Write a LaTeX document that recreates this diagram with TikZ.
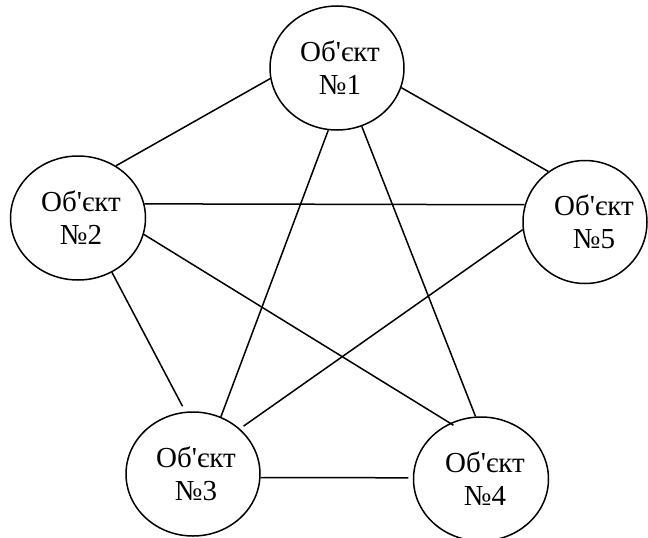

■ ■ ■ ■ ■

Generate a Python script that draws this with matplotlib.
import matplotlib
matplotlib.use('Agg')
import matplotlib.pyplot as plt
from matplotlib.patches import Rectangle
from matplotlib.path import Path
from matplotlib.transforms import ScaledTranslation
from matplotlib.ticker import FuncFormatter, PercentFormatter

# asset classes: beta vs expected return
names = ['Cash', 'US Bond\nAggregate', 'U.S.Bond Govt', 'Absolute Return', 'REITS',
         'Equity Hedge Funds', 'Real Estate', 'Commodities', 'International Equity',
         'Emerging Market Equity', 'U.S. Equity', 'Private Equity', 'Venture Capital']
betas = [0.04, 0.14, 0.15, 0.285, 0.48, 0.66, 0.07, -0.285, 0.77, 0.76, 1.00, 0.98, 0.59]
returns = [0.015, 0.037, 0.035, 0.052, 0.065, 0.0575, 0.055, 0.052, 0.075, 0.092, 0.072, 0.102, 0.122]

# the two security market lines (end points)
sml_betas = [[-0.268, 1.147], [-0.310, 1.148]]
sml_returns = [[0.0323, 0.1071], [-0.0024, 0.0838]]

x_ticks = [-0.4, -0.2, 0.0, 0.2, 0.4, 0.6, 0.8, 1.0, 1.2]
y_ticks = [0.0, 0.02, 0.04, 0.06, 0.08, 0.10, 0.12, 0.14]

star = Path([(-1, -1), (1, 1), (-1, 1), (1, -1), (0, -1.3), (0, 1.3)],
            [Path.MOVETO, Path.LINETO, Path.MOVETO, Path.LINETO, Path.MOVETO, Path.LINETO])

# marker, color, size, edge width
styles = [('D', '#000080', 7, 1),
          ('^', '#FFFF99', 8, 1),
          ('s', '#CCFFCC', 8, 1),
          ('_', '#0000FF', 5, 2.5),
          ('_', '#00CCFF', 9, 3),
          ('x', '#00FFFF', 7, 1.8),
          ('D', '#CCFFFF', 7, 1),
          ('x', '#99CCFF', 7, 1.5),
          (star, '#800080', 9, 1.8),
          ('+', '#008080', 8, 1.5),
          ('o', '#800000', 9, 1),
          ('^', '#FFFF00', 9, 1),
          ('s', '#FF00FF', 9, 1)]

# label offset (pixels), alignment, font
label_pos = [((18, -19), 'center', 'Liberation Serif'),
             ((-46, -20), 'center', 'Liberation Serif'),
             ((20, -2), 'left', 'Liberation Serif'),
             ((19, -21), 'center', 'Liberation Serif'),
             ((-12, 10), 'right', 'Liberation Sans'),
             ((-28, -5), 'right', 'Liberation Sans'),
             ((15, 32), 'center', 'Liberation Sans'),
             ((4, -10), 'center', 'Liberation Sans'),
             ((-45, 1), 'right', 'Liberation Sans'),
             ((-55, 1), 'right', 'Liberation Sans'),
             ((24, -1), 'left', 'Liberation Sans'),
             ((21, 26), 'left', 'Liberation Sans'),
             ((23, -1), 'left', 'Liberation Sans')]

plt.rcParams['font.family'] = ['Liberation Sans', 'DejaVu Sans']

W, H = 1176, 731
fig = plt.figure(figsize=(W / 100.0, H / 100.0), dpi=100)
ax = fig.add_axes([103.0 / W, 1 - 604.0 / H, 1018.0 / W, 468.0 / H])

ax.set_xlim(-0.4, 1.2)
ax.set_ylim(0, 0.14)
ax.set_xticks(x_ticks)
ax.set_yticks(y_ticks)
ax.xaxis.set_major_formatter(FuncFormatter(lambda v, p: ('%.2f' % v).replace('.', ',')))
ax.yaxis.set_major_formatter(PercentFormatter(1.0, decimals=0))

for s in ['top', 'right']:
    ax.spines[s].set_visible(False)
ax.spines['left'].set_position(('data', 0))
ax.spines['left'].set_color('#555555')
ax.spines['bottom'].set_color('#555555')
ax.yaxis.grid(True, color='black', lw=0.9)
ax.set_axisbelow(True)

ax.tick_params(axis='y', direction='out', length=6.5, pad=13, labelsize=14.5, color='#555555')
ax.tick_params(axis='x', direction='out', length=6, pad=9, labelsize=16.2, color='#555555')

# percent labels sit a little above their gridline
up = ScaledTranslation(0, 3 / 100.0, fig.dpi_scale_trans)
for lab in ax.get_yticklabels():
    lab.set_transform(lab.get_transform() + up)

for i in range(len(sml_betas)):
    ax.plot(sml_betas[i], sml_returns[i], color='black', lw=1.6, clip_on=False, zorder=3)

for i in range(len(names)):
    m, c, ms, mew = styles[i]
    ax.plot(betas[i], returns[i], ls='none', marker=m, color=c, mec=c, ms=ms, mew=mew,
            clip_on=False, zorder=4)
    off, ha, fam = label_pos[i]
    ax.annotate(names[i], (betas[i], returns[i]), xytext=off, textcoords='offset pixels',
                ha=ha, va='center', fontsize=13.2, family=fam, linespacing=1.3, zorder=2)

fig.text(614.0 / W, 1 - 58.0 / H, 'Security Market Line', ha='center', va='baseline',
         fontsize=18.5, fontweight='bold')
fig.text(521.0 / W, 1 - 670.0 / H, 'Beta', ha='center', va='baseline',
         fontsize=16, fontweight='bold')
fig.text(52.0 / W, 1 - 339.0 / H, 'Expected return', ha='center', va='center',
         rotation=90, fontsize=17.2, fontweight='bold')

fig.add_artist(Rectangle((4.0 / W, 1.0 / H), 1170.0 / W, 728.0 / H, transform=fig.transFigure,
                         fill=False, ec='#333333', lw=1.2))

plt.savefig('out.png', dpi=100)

■ ■ ■ ■ ■

* [Your objective]: Give the exact lines, and only those, from the line containing "Generate a Python" through the line containing "y_ticks = [0.0, 0.02, 0.04, 0.06, 0.08, 0.10, 0.12, 0.14]" in the entries above.

* [Answer for the task]:
Generate a Python script that draws this with matplotlib.
import matplotlib
matplotlib.use('Agg')
import matplotlib.pyplot as plt
from matplotlib.patches import Rectangle
from matplotlib.path import Path
from matplotlib.transforms import ScaledTranslation
from matplotlib.ticker import FuncFormatter, PercentFormatter

# asset classes: beta vs expected return
names = ['Cash', 'US Bond\nAggregate', 'U.S.Bond Govt', 'Absolute Return', 'REITS',
         'Equity Hedge Funds', 'Real Estate', 'Commodities', 'International Equity',
         'Emerging Market Equity', 'U.S. Equity', 'Private Equity', 'Venture Capital']
betas = [0.04, 0.14, 0.15, 0.285, 0.48, 0.66, 0.07, -0.285, 0.77, 0.76, 1.00, 0.98, 0.59]
returns = [0.015, 0.037, 0.035, 0.052, 0.065, 0.0575, 0.055, 0.052, 0.075, 0.092, 0.072, 0.102, 0.122]

# the two security market lines (end points)
sml_betas = [[-0.268, 1.147], [-0.310, 1.148]]
sml_returns = [[0.0323, 0.1071], [-0.0024, 0.0838]]

x_ticks = [-0.4, -0.2, 0.0, 0.2, 0.4, 0.6, 0.8, 1.0, 1.2]
y_ticks = [0.0, 0.02, 0.04, 0.06, 0.08, 0.10, 0.12, 0.14]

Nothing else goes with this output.